Don’t expect a straightforward story – it’s more of a conceptual narrative.

Spoken words aren’t necessary, especially in dance; bodies are clear communicators. “If you go into a cafe and see a couple who have just had a terrible fight, you can absolutely see that straight away though their body language,” Denborough says. “When I see Anna talking to another deaf person, they pay so much more attention to each other. They’re really in the moment.”

Early in the performance’s development process, Denborough started learning Auslan to better communicate with Seymour. After one lesson she got into her car, started the engine and turned the radio on; it clicked how much of an audio-centric world we live in.

“I started learning more from Anna and the deaf community about how they experience sound and communicate without verbal language. Dancers are so articulate with their bodies, and so agile with expression and emotion,” she says.

In rehearsals, Seymour communicates through an Auslan interpreter, Erin Gook, who runs around the edges of the stage, always moving, staying in Seymour’s eyeline, translating everything, from Denborough’s instructions to background chatter. “I’m interpreting burps, fire engines going past, the lot,” says Gook. “My hands start moving when I hear noise.” It's a performance in itself.

“It used to sting when people would say things like, ‘What a shame that you’re deaf, it would be so nice if you could hear this song’,” says Seymour. “Now I don’t care. You’re missing out on being able to communicate in different ways. I’m involved in this culture, the deaf community, where we don’t feel like we’re missing out.”

In a rehearsal break, I ask drummer Manzanza if he’s ever done anything like this before.

“No,” he says. “I’ve worked with dancers, but nothing as integrated. I’m as physically in the thing as the dancers. The musician-dancer line is blurred.”

“You’ve become an accomplished dancer in your own right!” says Gook.

“No, no, no,” he laughs. “I’ve gone from zero to … something. But I’m not a dancer.”

“You have!” Gook reinforces. “You’ve developed this natural movement. You’ve picked it up by osmosis.”

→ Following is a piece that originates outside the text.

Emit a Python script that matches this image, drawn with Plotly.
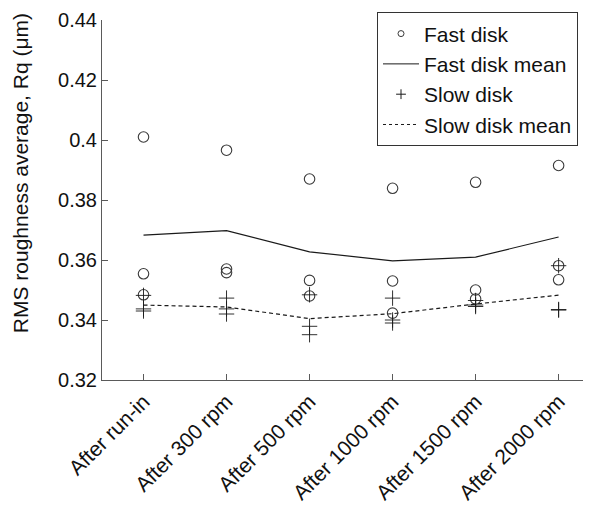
import numpy as np
import plotly.graph_objects as go

categories = ["After run-in", "After 300 rpm", "After 500 rpm",
              "After 1000 rpm", "After 1500 rpm", "After 2000 rpm"]

# three measurements per stage
fast_disk = [
    [0.4010, 0.3554, 0.3484],
    [0.3966, 0.3570, 0.3558],
    [0.3870, 0.3532, 0.3480],
    [0.3839, 0.3530, 0.3423],
    [0.3859, 0.3500, 0.3470],
    [0.3915, 0.3581, 0.3534],
]
slow_disk = [
    [0.3482, 0.3437, 0.3430],
    [0.3473, 0.3437, 0.3420],
    [0.3484, 0.3379, 0.3351],
    [0.3473, 0.3400, 0.3390],
    [0.3465, 0.3450, 0.3445],
    [0.3581, 0.3435, 0.3433],
]
y_ticks = [0.32, 0.34, 0.36, 0.38, 0.40, 0.42, 0.44]
y_tick_text = ["0.32", "0.34", "0.36", "0.38", "0.4", "0.42", "0.44"]
y_title = "RMS roughness average, Rq (μm)"

fast_mean = [float(np.mean(v)) for v in fast_disk]
slow_mean = [float(np.mean(v)) for v in slow_disk]

FONT = "Liberation Sans, Arial, sans-serif"
MK = "#3a3a3a"
LN = "#1a1a1a"
AX = "#5a5a5a"
TXT = "#111111"

fig = go.Figure()

def scatter_xy(data):
    xs, ys = [], []
    for c, vals in zip(categories, data):
        for v in vals:
            xs.append(c)
            ys.append(v)
    return xs, ys

fx, fy = scatter_xy(fast_disk)
sx, sy = scatter_xy(slow_disk)

fig.add_trace(go.Scatter(x=fx, y=fy, mode="markers", showlegend=False,
                         marker=dict(symbol="circle-open", size=10.5, color=MK,
                                     line=dict(width=1.1, color=MK))))
fig.add_trace(go.Scatter(x=categories, y=fast_mean, mode="lines", showlegend=False,
                         line=dict(color=LN, width=1.2)))
fig.add_trace(go.Scatter(x=sx, y=sy, mode="markers", showlegend=False,
                         marker=dict(symbol="cross-thin-open", size=11, color=LN,
                                     line=dict(width=0.9, color=LN))))
fig.add_trace(go.Scatter(x=categories, y=slow_mean, mode="lines", showlegend=False,
                         line=dict(color=LN, width=1.2, dash="4px,3px")))

# legend entries (small symbols as in the original)
fig.add_trace(go.Scatter(x=[None], y=[None], mode="markers", name="Fast disk",
                         marker=dict(symbol="circle-open", size=6, color=MK,
                                     line=dict(width=1, color=MK))))
fig.add_trace(go.Scatter(x=[None], y=[None], mode="lines", name="Fast disk mean",
                         line=dict(color=LN, width=1)))
fig.add_trace(go.Scatter(x=[None], y=[None], mode="markers", name="Slow disk",
                         marker=dict(symbol="cross-thin-open", size=7, color=LN,
                                     line=dict(width=1, color=LN))))
fig.add_trace(go.Scatter(x=[None], y=[None], mode="lines", name="Slow disk mean",
                         line=dict(color=LN, width=1, dash="3px,3px")))

# page body has an 8px margin: figure is 583x511 so it fits the 591x519 window
fig.update_layout(
    width=583, height=511,
    margin=dict(l=94, r=0, t=11.5, b=138.5),
    paper_bgcolor="white", plot_bgcolor="white",
    font=dict(family=FONT, size=20, color=TXT),
    showlegend=True,
    legend=dict(x=0.5624, y=1.021, xanchor="left", yanchor="top",
                bgcolor="white", bordercolor="#333333", borderwidth=1,
                font=dict(size=21, family=FONT, color=TXT),
                tracegroupgap=0, itemwidth=36, entrywidth=172),
    xaxis=dict(type="category", categoryorder="array", categoryarray=categories,
               range=[-0.5, 5.39], showgrid=False, zeroline=False, automargin=False,
               showline=True, linecolor=AX, linewidth=1,
               ticks="inside", ticklen=6, tickcolor=AX,
               tickangle=-45, tickfont=dict(size=21, family=FONT, color=TXT)),
    yaxis=dict(range=[0.32, 0.44], tickvals=y_ticks, ticktext=y_tick_text,
               showgrid=False, zeroline=False, automargin=False,
               showline=True, linecolor=AX, linewidth=1,
               ticks="inside", ticklen=6, tickcolor=AX,
               tickfont=dict(size=20, family=FONT, color=TXT)),
    annotations=[dict(text=y_title, textangle=-90, showarrow=False,
                      xref="paper", yref="paper", x=-0.166, y=0.574,
                      xanchor="center", yanchor="middle",
                      font=dict(size=21, family=FONT, color=TXT))],
)

fig.write_html("out.html")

As if the performance isn’t already challenging enough, Kage plans to make the show accessible to the blind by incorporating an audio description into one performance. The team has no idea how it will work, but Denborough feels strongly about challenging the status quo. The narrator will have to describe movement in a compelling enough way, evoking tension and mood, without being too literal. They’ll become a performer, a part of the show in their own right.

It’s just another element to the collaborative process.

“Our society is very stuck on certain ways to get messages across,” says Seymour. “We want to remind people that there are different ways to communicate.”

Out of Earshot runs from June 1 to 10 as part of the Melbourne Jazz Festival. The June 8 performance will include audio description.